All of the lines below are to be printed again exactly; images are excluded from the output.

STORED DATA »
## Start
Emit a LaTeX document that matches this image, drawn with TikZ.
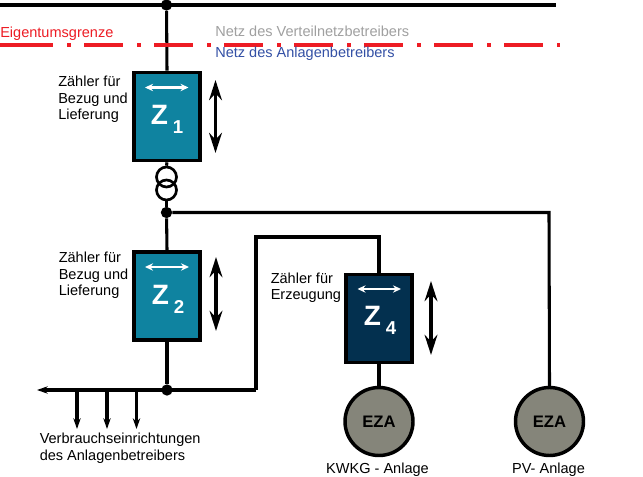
\documentclass[tikz,border=0pt]{standalone}
\usepackage{fontspec}
\setmainfont{Liberation Sans}
\usetikzlibrary{arrows.meta}
\definecolor{zteal}{HTML}{0F83A0}
\definecolor{znavy}{HTML}{03304F}
\definecolor{ezagray}{HTML}{85857A}
\definecolor{ered}{HTML}{ED1C24}
\definecolor{eblue}{HTML}{3350A5}
\definecolor{egray}{HTML}{A0A0A0}
\tikzset{
  wire/.style={draw=black,line width=2.3pt},
  meter/.style={draw=black,line width=2.8pt,minimum width=50pt,minimum height=66pt,inner sep=0pt},
  eza/.style={circle,draw=black,line width=2.6pt,fill=ezagray,minimum size=51pt,inner sep=0pt,font=\fontsize{12.5}{13}\selectfont\bfseries},
  junction/.style={circle,fill=black,minimum size=8.5pt,inner sep=0pt},
  coil/.style={circle,draw=black,line width=2pt,minimum size=15pt,inner sep=0pt},
  lab/.style={anchor=base west,inner sep=0pt,font=\fontsize{10.9}{12.7}\selectfont,align=left},
  labc/.style={anchor=base,inner sep=0pt,font=\fontsize{10.9}{12.7}\selectfont},
  zt/.style={anchor=base west,inner sep=0pt,text=white,font=\fontsize{21}{22}\selectfont\bfseries},
  bigarrow/.style={line width=2.8pt,{Stealth[length=15pt,width=9.5pt]}-{Stealth[length=15pt,width=9.5pt]}},
  smallarrow/.style={white,line width=2.2pt,{Stealth[length=6pt,width=5.5pt]}-{Stealth[length=6pt,width=5.5pt]}},
  load/.style={line width=2.3pt,-{Stealth[length=8pt,width=5.5pt]}},
  boundary/.style={ered,line width=3pt,dash pattern=on 29.25pt off 10.5pt on 3pt off 9.75pt},
}
\newcommand{\zsub}[1]{Z\hspace{3.8pt}\raisebox{-6.5pt}{\fontsize{14}{14}\selectfont #1}}
\begin{document}
\begin{tikzpicture}[x=0.75pt,y=-0.75pt]
\useasboundingbox (0,0) rectangle (643,477);
\fill[white] (0,0) rectangle (643,477);
% named points
\coordinate (topL) at (0,5);
\coordinate (topR) at (556,5);
\coordinate (bnd0) at (0,45.5);
\coordinate (bndL) at (14,45.5);
\coordinate (bndR) at (560,45.5);
\node[junction] (jtop) at (166.5,5) {};
\node[junction] (jmid) at (166.5,212.5) {};
\node[junction] (jbot) at (167,390) {};
\coordinate (pvcorner) at (549,212.5);
\coordinate (busL) at (37,390);
\coordinate (bus1) at (256,390);
\coordinate (bus2) at (256,237);
\coordinate (bus3) at (379,237);
% meters
\node[meter,fill=zteal] (z1) at (167,116.5) {};
\node[meter,fill=zteal] (z2) at (167,296) {};
\node[meter,fill=znavy] (z4) at (379,318.5) {};
\node[coil] (c1) at (166.5,177) {};
\node[coil] (c2) at (166.5,190) {};
\node[eza] (e1) at (379,421.5) {EZA};
\node[eza] (e2) at (549.5,421.5) {EZA};
% wires
\draw[wire] (topL) -- (topR);
\draw[wire] (jtop) -- (z1.north);
\draw[wire] (z1.south) -- (c1.north);
\draw[wire] (c2.south) -- (jmid);
\draw[wire] (jmid) -- (z2.north);
\draw[wire] (z2.south) -- (jbot);
\draw[wire] (jmid) -- (pvcorner) -- (e2.north);
\draw[wire,-{Stealth[length=8pt,width=5.5pt]}] (bus1) -- (busL);
\draw[wire,line join=miter] (bus1) -- (bus2) -- (bus3) -- (z4.north);
\draw[wire] (z4.south) -- (e1.north);
% consumer arrows
\coordinate (l1a) at (77,390); \coordinate (l1b) at (77,429);
\coordinate (l2a) at (107,390); \coordinate (l2b) at (107,429);
\coordinate (l3a) at (136.5,390); \coordinate (l3b) at (136.5,429);
\draw[load] (l1a) -- (l1b);
\draw[load] (l2a) -- (l2b);
\draw[load] (l3a) -- (l3b);
% boundary
\draw[ered,line width=3pt] (bnd0) -- (bndL);
\draw[boundary] (bndL) -- (bndR);
% direction arrows
\coordinate (a1a) at (215.5,80); \coordinate (a1b) at (215.5,153);
\coordinate (a2a) at (216,257); \coordinate (a2b) at (216,331);
\coordinate (a4a) at (431,281); \coordinate (a4b) at (431,355);
\draw[bigarrow] (a1a) -- (a1b);
\draw[bigarrow] (a2a) -- (a2b);
\draw[bigarrow] (a4a) -- (a4b);
\coordinate (s1a) at (145,87.5); \coordinate (s1b) at (188.5,87.5);
\coordinate (s2a) at (145,267); \coordinate (s2b) at (189,267);
\coordinate (s4a) at (357.5,289); \coordinate (s4b) at (401,289);
\draw[smallarrow] (s1a) -- (s1b);
\draw[smallarrow] (s2a) -- (s2b);
\draw[smallarrow] (s4a) -- (s4b);
% meter labels
\node[zt] (zt1) at (150.5,124.5) {\zsub{1}};
\node[zt] (zt2) at (151.5,304.5) {\zsub{2}};
\node[zt] (zt4) at (363.5,326) {\zsub{4}};
% texts
\node[lab,text=ered] (tb) at (0,37.5) {Eigentumsgrenze};
\node[lab,text=egray] (tn) at (215,36.5) {Netz des Verteilnetzbetreibers};
\node[lab,text=eblue] (ta) at (215,58) {Netz des Anlagenbetreibers};
\node[lab] (t1) at (58,120) {Zähler für\\Bezug und\\Lieferung};
\node[lab] (t2) at (58.5,296) {Zähler für\\Bezug und\\Lieferung};
\node[lab] (t4) at (270.5,300) {Zähler für\\Erzeugung};
\node[lab] (t5) at (39.5,460) {Verbrauchseinrichtungen\\des Anlagenbetreibers};
\node[labc] (t6) at (377.5,474) {KWKG - Anlage};
\node[labc] (t7) at (548.5,474) {PV- Anlage};
\end{tikzpicture}
\end{document}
## End
ANSWER TO THE EXERCISE »
Emit a LaTeX document that matches this image, drawn with TikZ.
\documentclass[tikz,border=0pt]{standalone}
\usepackage{fontspec}
\setmainfont{Liberation Sans}
\usetikzlibrary{arrows.meta}
\definecolor{zteal}{HTML}{0F83A0}
\definecolor{znavy}{HTML}{03304F}
\definecolor{ezagray}{HTML}{85857A}
\definecolor{ered}{HTML}{ED1C24}
\definecolor{eblue}{HTML}{3350A5}
\definecolor{egray}{HTML}{A0A0A0}
\tikzset{
  wire/.style={draw=black,line width=2.3pt},
  meter/.style={draw=black,line width=2.8pt,minimum width=50pt,minimum height=66pt,inner sep=0pt},
  eza/.style={circle,draw=black,line width=2.6pt,fill=ezagray,minimum size=51pt,inner sep=0pt,font=\fontsize{12.5}{13}\selectfont\bfseries},
  junction/.style={circle,fill=black,minimum size=8.5pt,inner sep=0pt},
  coil/.style={circle,draw=black,line width=2pt,minimum size=15pt,inner sep=0pt},
  lab/.style={anchor=base west,inner sep=0pt,font=\fontsize{10.9}{12.7}\selectfont,align=left},
  labc/.style={anchor=base,inner sep=0pt,font=\fontsize{10.9}{12.7}\selectfont},
  zt/.style={anchor=base west,inner sep=0pt,text=white,font=\fontsize{21}{22}\selectfont\bfseries},
  bigarrow/.style={line width=2.8pt,{Stealth[length=15pt,width=9.5pt]}-{Stealth[length=15pt,width=9.5pt]}},
  smallarrow/.style={white,line width=2.2pt,{Stealth[length=6pt,width=5.5pt]}-{Stealth[length=6pt,width=5.5pt]}},
  load/.style={line width=2.3pt,-{Stealth[length=8pt,width=5.5pt]}},
  boundary/.style={ered,line width=3pt,dash pattern=on 29.25pt off 10.5pt on 3pt off 9.75pt},
}
\newcommand{\zsub}[1]{Z\hspace{3.8pt}\raisebox{-6.5pt}{\fontsize{14}{14}\selectfont #1}}
\begin{document}
\begin{tikzpicture}[x=0.75pt,y=-0.75pt]
\useasboundingbox (0,0) rectangle (643,477);
\fill[white] (0,0) rectangle (643,477);
% named points
\coordinate (topL) at (0,5);
\coordinate (topR) at (556,5);
\coordinate (bnd0) at (0,45.5);
\coordinate (bndL) at (14,45.5);
\coordinate (bndR) at (560,45.5);
\node[junction] (jtop) at (166.5,5) {};
\node[junction] (jmid) at (166.5,212.5) {};
\node[junction] (jbot) at (167,390) {};
\coordinate (pvcorner) at (549,212.5);
\coordinate (busL) at (37,390);
\coordinate (bus1) at (256,390);
\coordinate (bus2) at (256,237);
\coordinate (bus3) at (379,237);
% meters
\node[meter,fill=zteal] (z1) at (167,116.5) {};
\node[meter,fill=zteal] (z2) at (167,296) {};
\node[meter,fill=znavy] (z4) at (379,318.5) {};
\node[coil] (c1) at (166.5,177) {};
\node[coil] (c2) at (166.5,190) {};
\node[eza] (e1) at (379,421.5) {EZA};
\node[eza] (e2) at (549.5,421.5) {EZA};
% wires
\draw[wire] (topL) -- (topR);
\draw[wire] (jtop) -- (z1.north);
\draw[wire] (z1.south) -- (c1.north);
\draw[wire] (c2.south) -- (jmid);
\draw[wire] (jmid) -- (z2.north);
\draw[wire] (z2.south) -- (jbot);
\draw[wire] (jmid) -- (pvcorner) -- (e2.north);
\draw[wire,-{Stealth[length=8pt,width=5.5pt]}] (bus1) -- (busL);
\draw[wire,line join=miter] (bus1) -- (bus2) -- (bus3) -- (z4.north);
\draw[wire] (z4.south) -- (e1.north);
% consumer arrows
\coordinate (l1a) at (77,390); \coordinate (l1b) at (77,429);
\coordinate (l2a) at (107,390); \coordinate (l2b) at (107,429);
\coordinate (l3a) at (136.5,390); \coordinate (l3b) at (136.5,429);
\draw[load] (l1a) -- (l1b);
\draw[load] (l2a) -- (l2b);
\draw[load] (l3a) -- (l3b);
% boundary
\draw[ered,line width=3pt] (bnd0) -- (bndL);
\draw[boundary] (bndL) -- (bndR);
% direction arrows
\coordinate (a1a) at (215.5,80); \coordinate (a1b) at (215.5,153);
\coordinate (a2a) at (216,257); \coordinate (a2b) at (216,331);
\coordinate (a4a) at (431,281); \coordinate (a4b) at (431,355);
\draw[bigarrow] (a1a) -- (a1b);
\draw[bigarrow] (a2a) -- (a2b);
\draw[bigarrow] (a4a) -- (a4b);
\coordinate (s1a) at (145,87.5); \coordinate (s1b) at (188.5,87.5);
\coordinate (s2a) at (145,267); \coordinate (s2b) at (189,267);
\coordinate (s4a) at (357.5,289); \coordinate (s4b) at (401,289);
\draw[smallarrow] (s1a) -- (s1b);
\draw[smallarrow] (s2a) -- (s2b);
\draw[smallarrow] (s4a) -- (s4b);
% meter labels
\node[zt] (zt1) at (150.5,124.5) {\zsub{1}};
\node[zt] (zt2) at (151.5,304.5) {\zsub{2}};
\node[zt] (zt4) at (363.5,326) {\zsub{4}};
% texts
\node[lab,text=ered] (tb) at (0,37.5) {Eigentumsgrenze};
\node[lab,text=egray] (tn) at (215,36.5) {Netz des Verteilnetzbetreibers};
\node[lab,text=eblue] (ta) at (215,58) {Netz des Anlagenbetreibers};
\node[lab] (t1) at (58,120) {Zähler für\\Bezug und\\Lieferung};
\node[lab] (t2) at (58.5,296) {Zähler für\\Bezug und\\Lieferung};
\node[lab] (t4) at (270.5,300) {Zähler für\\Erzeugung};
\node[lab] (t5) at (39.5,460) {Verbrauchseinrichtungen\\des Anlagenbetreibers};
\node[labc] (t6) at (377.5,474) {KWKG - Anlage};
\node[labc] (t7) at (548.5,474) {PV- Anlage};
\end{tikzpicture}
\end{document}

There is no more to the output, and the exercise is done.